14. The computing system of claim 13, wherein the instructions further configure the computing system to:
generate a RegEX string that instructs the user interface which portion of the asset to visually select.
15. The computing system of claim 14, wherein the generative response engine streams characters in the RegEX string to the user interface, whereby the user interface can expand the visually selected portion of the referenced portion in response to receiving additional characters in the RegEX string.
16. The computing system of claim 11, wherein the instructions further configure the computing system to:
receive a first prompt;
generate the asset in response to the first prompt;
determine, by the generative response engine, that the asset generated in response to the first prompt should be displayed in a collaborative surface;
display the asset generated in response to the first prompt in the collaborative surface outside of a conversational interface that is provided for dialogue with the generative response engine.

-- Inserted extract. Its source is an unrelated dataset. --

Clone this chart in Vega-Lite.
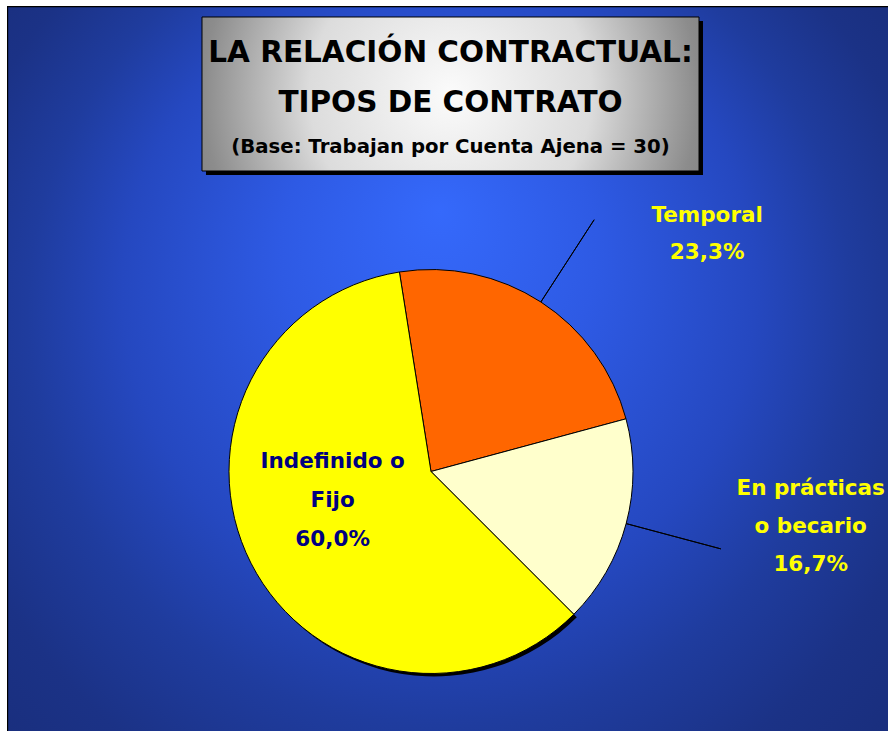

17. The computing system of claim 16, wherein the instructions further configure the computing system to:
prior to the displaying the asset generated in response to the first prompt, determine a type for the asset, wherein the collaborative surface is rendered with properties associated with the type.
18. The computing system of claim 11, wherein the instructions further configure the computing system to:
receive the asset by the generative response engine, wherein the asset is from a file provided to the generative response engine by a user account or the asset is from a file provided to the generative response engine by a third-party application through an API.
19. The computing system of claim 11, wherein the instructions further configure the computing system to:
receive a second prompt, by the generative response engine, the prompt instructing the generative response engine to make suggestions on the asset;
generate, by the generative response engine, at least one suggestion;
anchor, by the front end interface to the generative response engine a comment to a location in the asset to which the at least one suggestion pertains, the comment includes the at least one suggestion.
20. A non-transitory computer-readable storage medium comprising instructions that when executed by at least one processor, cause the at least one processor to:
receive a prompt referring to a portion of an asset and requesting a revision to the portion of the asset, wherein the prompt includes a referenced portion of the asset selected by a user and wherein the prompt implies an unreferenced portion of the asset;
generate, by a generative response engine, a response to the prompt, wherein the response comprises generated tokens that are intended to replace the referenced portion of the asset and generated tokens that instruct a front end to the generative response engine which text should be replaced by the tokens that are intended to replace the referenced portion, but not the unreferenced portion of the asset;
apply, by the front end, the response to the prompt to the asset by replacing the referenced portion of the asset according to the generated tokens that instruct the front end which text should be replaced by the tokens that are intended to replace the referenced portion; and
display, in a user interface rendered by the front end, the asset with the referenced portion of the asset replaced with the generated tokens and the unreferenced portion of the asset unchanged.
21. The method of claim 1, wherein the response comprises instructions to a front end to the generative response engine to replace a portion of the asset matching a regular expressions (RegEX) pattern generated by the generative response engine and wherein the response is applied to the asset based on the referenced portion of the asset matching the RegEX pattern.
22. The method of claim 1, wherein the tokens that instruct the user interface which text should be replaced do not include the unreferenced portion of the asset.